1.6.3. Speech Recognition Tool

Sphinx 4 is an open source speech recognition toolkit, written in Java.

It can recognize audio-files or direct speech input via a microphone.

It needs some dependencies like speechmodels or a grammar to work. You can use your own dependencies or simply use the given Language Models.

You will need an acoustic model, a dictionary and a language model or a grammar. The usage of grammar excludes the usage of a language model. These parameters are set via the configuration type.

Also you can use a manipulated sphinx configuration to adjust the recognizer.

1.6.3.2. Interfaces

Input/Output:

Attention

The soundfiles you want to recognize need to be a .wav, 16khz, mono file!

  • Sphinx recognizes speech from soundfiles and stores the result in a textfile which you will find in the folder of the recognized file.
  • If you use microphone input, the result is stored at the location of -d (data-path) property.

The speech-recognition-tool can publish the speech recognition results via RSB:

Scope (Informer) Type
/scope/scope SpeechHypotheses
  • The sent result via RSB holds up to five best results.
  • The best result comes with timestamp-tags for the single words and the whole hypothesis.
  • The given timestamps represent the appearance of the recognized word in the source-data.
  • If no source data but microphone input is used, the timestamps represent the appearance of the recognized word since the programm was started plus the systemtime when the tool was startet.
  • A grammar-tree is generated if the result is generated from grammar.

1.6.3.3. Language Model Information

Language of the Language Model is german.

The two speechmodels “Verbmobil” and “Cocolab” can be found at speechmodel-repo, and are installed at <prefix>/etc/speechconfig/. Default model will be the Verbmobil-speechmodel.

1.6.3.4. Examples

The following scenario is the base for all following examples. You have got a folder /root/datafolder/ which looks like the table beneath.

/root/datafolder/
file01.wav file02.wav file03.mp3 file04.wav
newer_folder new_folder crypt_folder file05.wav
log.log picture.png file06.wav trash_folder

You stored soundfiles with speech on it in this folder.

Example 1:

Now you want to use sphinx to recognize them.

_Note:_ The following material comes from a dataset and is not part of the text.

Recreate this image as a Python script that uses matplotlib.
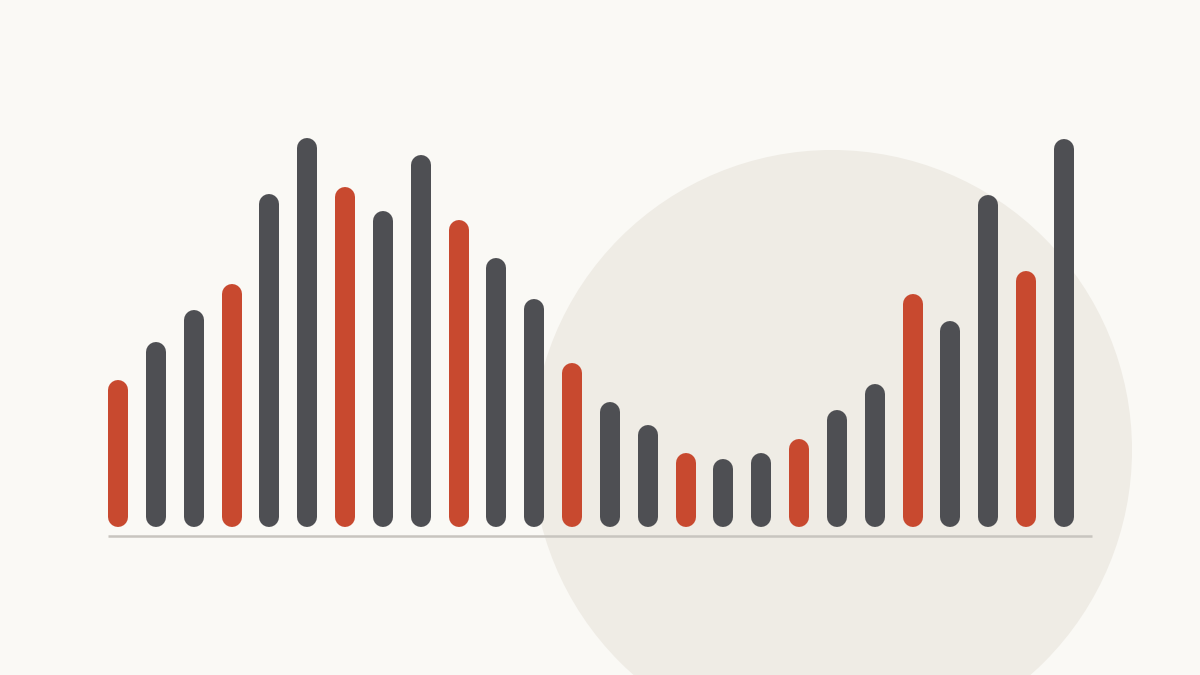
import matplotlib
matplotlib.use("Agg")
import matplotlib.pyplot as plt
from matplotlib.patches import Circle

# Data
values = [147, 185, 217, 243, 333, 389, 340, 316, 372, 307, 269, 228, 164,
          125, 102, 74, 68, 74, 88, 117, 143, 233, 206, 332, 256, 388]
highlight = [i % 3 == 0 for i in range(len(values))]

BG = "#faf9f5"
CIRCLE = "#efece5"
RED = "#c8492f"
GRAY = "#4e4f53"
BASE = "#c8c5bf"

W, H, DPI = 12, 6.75, 100
fig = plt.figure(figsize=(W, H), dpi=DPI, facecolor=BG)

# decorative circle (figure inches)
fig.patches.append(Circle((8.32, (675 - 450) / 100), 3.0,
                          transform=fig.dpi_scale_trans,
                          facecolor=CIRCLE, edgecolor="none", zorder=-5))

ax = fig.add_axes([0, 0, 1, 1])
ax.set_zorder(2)
ax.set_facecolor("none")
ax.patch.set_alpha(0)
step = 37.84  # px per bar
x0 = 118.0
ax.set_xlim(-x0 / step, (1200 - x0) / step)
base_px = 526.7
ax.set_ylim(-(675 - base_px), base_px)
ax.axis("off")

lw_px = 20
lw_pt = lw_px * 72 / DPI
r = lw_px / 2
for i, (v, hl) in enumerate(zip(values, highlight)):
    ax.plot([i, i], [r, v - r], color=RED if hl else GRAY,
            linewidth=lw_pt, solid_capstyle="round", zorder=3)

# baseline
ax.plot([(108 - x0) / step, (1092 - x0) / step], [-9.2, -9.2],
        color=BASE, linewidth=2.5 * 72 / DPI, solid_capstyle="butt", zorder=2)

fig.savefig("out.png", dpi=DPI, facecolor=BG)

To start sphinx, you can use ./sphinxrecognizer -d /root/datafolder/. With the -d parameter you tell it, where your audio-data is.

Sphinx will then look in /root/datafolder/ for .wav data and will try to recognize them after each other. It will ignore everything else that wont have the suffix .wav.

After it is finished, you will find a new file, called parentFileName_dateAndTime in which you will find the recognized text. Result files will be created in the same folder where the recognized data is.

Example 2:

You have also got some soundfiles stored in new_folder, newer_folder and crypt_folder. So you could use ./sphinxrecognizer -d /root/datafolder/ -r true

It will then also look for .wav files in all underlying directories.

Example 3:

Also, you know that trash_folder is not containing any interesting data. So you could enhance your command line to ./sphinxrecognizer -d /root/datafolder/ -r true -e trash_folder.

Example 4:

If you want the sprechhypothese to be published via rsb, simply use ./sphinxrecognizer -d /root/datafolder/ -s /scope and it will publish its results via rsb on /scope.

Example 5:

You want to recognize a microphone input live. So you can start up the tool with ./sphinxrecognizer -d /root/resultFolder/ -i true. You will then see that the tool is waiting for your input. After it recognized something as a whole phrase, it stores the result in a file in your result-path. It will listen to you repeatedly until you close the tool.

1.6.3.5. Things to keep in mind

  • If sphinx gives you no results consider the following:
    • soundfile in wrong format.
    • soundfile too noisy
    • soundfile too long (speech blurred)
  • The usage of a grammar if notable faster than using a language model.

  • Grammar usage excludes language-model usage.

  • Sphinx has big problems recognizing files that contain noise.

  • The soundfiles you want to recognize need to be a .wav, 16khz, mono file!

  • If microphone input doesn’t work correctly, check the system default audio input device.